Jerome Daly is adjudged to be guilty of contempt of this court. We are not prepared to determine with finality at this time the appropriate form of discipline to be prescribed. Final resolution of the matter must depend on whether the acts of this attorney are a part of a persistent and continuing effort to defy the authority of the courts and in part on whether there is any disposition to amend the contumacious behavior demonstrated.

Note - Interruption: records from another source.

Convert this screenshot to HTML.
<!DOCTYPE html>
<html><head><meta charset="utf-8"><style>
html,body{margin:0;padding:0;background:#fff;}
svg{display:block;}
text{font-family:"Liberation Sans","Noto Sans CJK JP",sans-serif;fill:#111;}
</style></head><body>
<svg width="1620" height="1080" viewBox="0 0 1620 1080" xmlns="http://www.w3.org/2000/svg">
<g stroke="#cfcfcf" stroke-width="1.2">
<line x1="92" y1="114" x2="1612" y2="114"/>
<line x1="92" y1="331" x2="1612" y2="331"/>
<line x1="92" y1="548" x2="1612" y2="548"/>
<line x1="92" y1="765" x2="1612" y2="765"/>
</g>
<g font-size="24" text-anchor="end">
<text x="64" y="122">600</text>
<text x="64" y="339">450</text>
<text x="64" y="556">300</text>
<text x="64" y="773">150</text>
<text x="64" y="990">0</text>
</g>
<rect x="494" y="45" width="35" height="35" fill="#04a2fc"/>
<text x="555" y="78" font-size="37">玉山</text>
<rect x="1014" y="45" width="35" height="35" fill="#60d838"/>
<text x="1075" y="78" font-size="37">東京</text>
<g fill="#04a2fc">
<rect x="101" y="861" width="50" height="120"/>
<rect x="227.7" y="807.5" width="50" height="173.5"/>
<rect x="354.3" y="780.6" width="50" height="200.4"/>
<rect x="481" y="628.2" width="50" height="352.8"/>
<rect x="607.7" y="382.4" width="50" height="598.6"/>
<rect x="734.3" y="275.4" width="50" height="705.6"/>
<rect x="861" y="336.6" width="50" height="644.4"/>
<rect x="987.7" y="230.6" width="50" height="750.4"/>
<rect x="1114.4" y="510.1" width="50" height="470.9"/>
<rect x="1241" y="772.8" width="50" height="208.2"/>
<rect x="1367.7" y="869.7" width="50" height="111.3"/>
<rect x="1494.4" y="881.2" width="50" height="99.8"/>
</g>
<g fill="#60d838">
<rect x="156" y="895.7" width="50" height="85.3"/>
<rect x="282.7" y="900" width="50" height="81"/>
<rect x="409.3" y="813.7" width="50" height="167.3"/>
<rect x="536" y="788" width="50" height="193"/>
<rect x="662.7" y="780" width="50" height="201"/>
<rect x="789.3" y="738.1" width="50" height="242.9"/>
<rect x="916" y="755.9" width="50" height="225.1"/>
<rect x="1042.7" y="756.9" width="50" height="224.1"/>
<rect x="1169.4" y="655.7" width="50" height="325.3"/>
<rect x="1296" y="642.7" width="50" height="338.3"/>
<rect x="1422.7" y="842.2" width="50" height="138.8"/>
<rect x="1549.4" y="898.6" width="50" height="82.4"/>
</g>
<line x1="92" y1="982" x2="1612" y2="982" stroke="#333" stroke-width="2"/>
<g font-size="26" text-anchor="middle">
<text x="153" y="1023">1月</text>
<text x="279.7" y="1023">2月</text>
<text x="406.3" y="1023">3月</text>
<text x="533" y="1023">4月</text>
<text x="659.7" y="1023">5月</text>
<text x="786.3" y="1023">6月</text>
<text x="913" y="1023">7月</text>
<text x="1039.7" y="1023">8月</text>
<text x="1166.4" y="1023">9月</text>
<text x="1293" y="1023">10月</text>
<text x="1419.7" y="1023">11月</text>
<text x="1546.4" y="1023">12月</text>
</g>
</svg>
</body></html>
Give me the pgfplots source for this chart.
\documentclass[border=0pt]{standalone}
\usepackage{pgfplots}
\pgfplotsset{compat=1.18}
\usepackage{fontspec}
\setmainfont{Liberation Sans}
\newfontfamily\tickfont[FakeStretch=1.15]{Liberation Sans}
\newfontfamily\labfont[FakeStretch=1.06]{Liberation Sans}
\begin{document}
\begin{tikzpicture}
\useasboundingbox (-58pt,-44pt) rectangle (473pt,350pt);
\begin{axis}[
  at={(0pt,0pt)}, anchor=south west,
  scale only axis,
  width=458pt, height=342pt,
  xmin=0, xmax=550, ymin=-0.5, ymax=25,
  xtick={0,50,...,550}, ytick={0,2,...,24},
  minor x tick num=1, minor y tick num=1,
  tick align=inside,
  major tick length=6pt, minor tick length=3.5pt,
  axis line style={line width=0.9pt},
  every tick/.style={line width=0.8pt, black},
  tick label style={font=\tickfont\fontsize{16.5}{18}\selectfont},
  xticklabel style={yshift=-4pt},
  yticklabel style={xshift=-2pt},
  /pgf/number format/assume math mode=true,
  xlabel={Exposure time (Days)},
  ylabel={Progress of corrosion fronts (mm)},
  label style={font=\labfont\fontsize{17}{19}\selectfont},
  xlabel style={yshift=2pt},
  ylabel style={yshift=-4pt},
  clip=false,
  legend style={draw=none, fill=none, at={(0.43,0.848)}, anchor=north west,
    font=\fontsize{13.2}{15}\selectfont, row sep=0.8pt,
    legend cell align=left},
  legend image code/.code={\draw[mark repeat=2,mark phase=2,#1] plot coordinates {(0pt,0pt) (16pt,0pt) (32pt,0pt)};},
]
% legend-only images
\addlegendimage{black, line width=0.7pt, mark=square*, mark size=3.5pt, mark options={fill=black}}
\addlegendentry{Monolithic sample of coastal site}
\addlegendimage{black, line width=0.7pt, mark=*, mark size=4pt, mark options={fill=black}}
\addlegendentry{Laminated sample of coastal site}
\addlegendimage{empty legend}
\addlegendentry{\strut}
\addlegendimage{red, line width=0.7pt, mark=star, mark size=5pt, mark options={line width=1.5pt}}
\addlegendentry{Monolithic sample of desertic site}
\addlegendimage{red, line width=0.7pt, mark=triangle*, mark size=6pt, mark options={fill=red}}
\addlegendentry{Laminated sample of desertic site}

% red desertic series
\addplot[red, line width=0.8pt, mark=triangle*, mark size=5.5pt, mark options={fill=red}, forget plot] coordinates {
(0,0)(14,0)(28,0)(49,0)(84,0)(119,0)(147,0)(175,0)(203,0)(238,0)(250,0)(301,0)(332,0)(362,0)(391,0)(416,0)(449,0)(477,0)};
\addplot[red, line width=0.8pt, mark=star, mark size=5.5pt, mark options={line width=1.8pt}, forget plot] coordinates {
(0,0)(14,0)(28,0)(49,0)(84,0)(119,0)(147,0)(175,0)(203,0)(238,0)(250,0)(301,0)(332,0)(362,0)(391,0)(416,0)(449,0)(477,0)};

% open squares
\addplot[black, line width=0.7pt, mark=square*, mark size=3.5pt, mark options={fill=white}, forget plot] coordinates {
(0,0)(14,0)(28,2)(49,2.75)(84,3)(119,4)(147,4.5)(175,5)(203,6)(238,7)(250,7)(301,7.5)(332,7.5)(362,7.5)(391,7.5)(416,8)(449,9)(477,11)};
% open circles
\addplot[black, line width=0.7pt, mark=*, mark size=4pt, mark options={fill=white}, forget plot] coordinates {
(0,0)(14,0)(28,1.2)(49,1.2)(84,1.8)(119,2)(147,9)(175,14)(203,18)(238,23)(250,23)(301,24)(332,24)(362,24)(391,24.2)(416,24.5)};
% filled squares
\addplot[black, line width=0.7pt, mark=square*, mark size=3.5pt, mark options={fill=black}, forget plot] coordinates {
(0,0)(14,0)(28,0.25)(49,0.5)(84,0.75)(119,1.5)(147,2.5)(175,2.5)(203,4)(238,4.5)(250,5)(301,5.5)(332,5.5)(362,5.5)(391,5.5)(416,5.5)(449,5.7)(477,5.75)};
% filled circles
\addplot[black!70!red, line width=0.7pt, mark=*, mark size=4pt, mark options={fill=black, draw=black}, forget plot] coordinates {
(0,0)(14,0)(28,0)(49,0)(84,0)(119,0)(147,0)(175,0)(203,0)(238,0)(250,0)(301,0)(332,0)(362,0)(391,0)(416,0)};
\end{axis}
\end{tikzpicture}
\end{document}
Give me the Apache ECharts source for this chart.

Rule 1 of the Rules of the Supreme Court for Discipline and Reinstatement of Attorneys, adopted November 14, 1961, (27B M.S.A. p. 21) which prescribes the procedure to be followed in cases where unproved complaints involving alleged unprofessional conduct are leveled against an attorney, was not intended to apply to situations where an attorney has been found in contempt of this court and an inquiry is needed to aid us in determining the kind of discipline to be imposed. To meet the problem posed by this case, we herewith refer further proceedings in this matter to the Honorable E. R. Selnes, Judge of the District Court of the State of Minnesota, who will act as a referee of the Minnesota Supreme Court in order to consider such evidence as may be presented to him bearing on the fitness and competence of Jerome Daly to serve as a practicing attorney in the courts of this state. The State Board of Law Examiners (see, In re McDonald, 204 Minn. 61, 282 N.W. 677, 284 N.W. 888) is hereby assigned the duty and responsibility of conducting a thorough investigation of the fitness and competency of Jerome Daly to continue as a member of the bar of this state. So far as applicable, proceedings shall be in conformity with the rules of this court promulgated November 14, 1961. Due notice of such charges of unfitness and incompetence as may be warranted by the evidence secured, together with due and proper notice of the time and place of such hearings as may be held with respect to such charges as may be filed, shall be afforded the said Jerome Daly. The Practice of Law Committee of the Minnesota State Bar Association is authorized to intervene and become a party to these proceedings if it so elects. Upon the evidence presented and received, together with such evidence as may be presented by the said Jerome Daly in his own behalf, the Honorable E. R. Selnes in his capacity as a referee of this court shall make findings of fact and conclusions and recommendations for disposition of this matter as shall be justified by the evidence. Such determination shall be conclusive subject to the right of any party aggrieved to secure a review of the referee's determination in the manner outlined in said rules of November 14, 1961.

Because of the deliberate and aggravated nature of the contumacious conduct on the part of the said Jerome Daly and his failure or refusal to present any reasonable *824 justification for his effort to frustrate the processes of the Minnesota Supreme Court, his privilege to practice law in the courts of this state is suspended effective October 1, 1969; provided, however, that this court will consider such application as the said Jerome Daly may make prior to October 1, 1969, for such limited exceptions to this order of temporary suspension as may be proved necessary in order to protect the interests of clients now represented by the said Jerome Daly and involved in litigation pending in the courts of this state.

This matter is herewith referred to the Honorable E. R. Selnes, designated as referee herein, for further proceedings consistent with this opinion, which proceedings shall be entitled "In re Jerome Daly."


[1] For a definition of the term "inferior courts" See 21 C.J.S. Courts § 7, p. 21.